Matthew, if he was jewish, has also abandoned the idea that Israel has a unique place in god's salvific history. This is a considerable shift for a Jew to make. It is certainly very possible the later the Gospel is dated. If the Gospel were dated, as many scholars do, to the 80s, I find it hard to believe that a Jew would have moved this far in their thinking.
One Proposal Among Many
If Matthew was not jewish, then the strong jewish features of his Gospel have to be accounted for somehow. I think it is inevitable that Matthew's religious community at the time of the writing of his Gospel must have contained significant numbers of Jews; if this weren't the case it would hardly be possible to explain the numerous jewish references in his Gospel.
Is it possible the Matthew was not only writing for a jewish readership but, being himself a Gentile, was assisted by jewish members of his religious group?
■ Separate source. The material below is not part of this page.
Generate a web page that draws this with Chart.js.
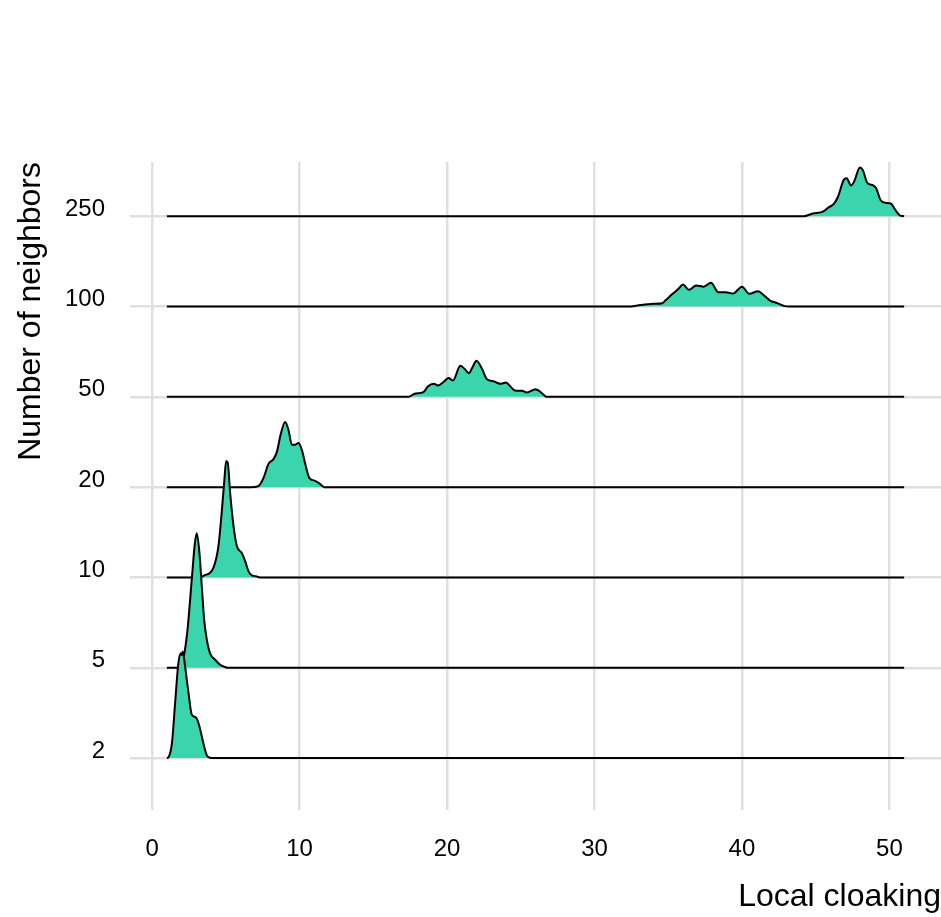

Perhaps in this scenario, Matthew was very keen to become educated in jewish beliefs, customs and scriptures; after all the founder of his religious movement, Jesus, had himself been a Jew and the movement had started within judaism and was probably still strongly associated with judaism in Matthew's day. Perhaps this keenness was not accompanied by the time and opportunity to get more than a basic understanding of the jewish religion; he himself would be dependent on Greek translations of jewish scriptures, whether those already in circulation (the Old Greek, aka LXX) or those provided on spec by jewish members of his religious group.
I think the above would represent one possibility that fits the data; there are, however, numerous others, including some where Matthew is jewish himself, but operates with limited knowledge of scriptures in Hebrew and a significant degree of detachment from the religion of his birth.
In the final examination, other than eliminating the extremes as outlined above, we simply don't have enough data to explain the tensions in the Gospel pertaining to Matthew's jewishness or lack thereof.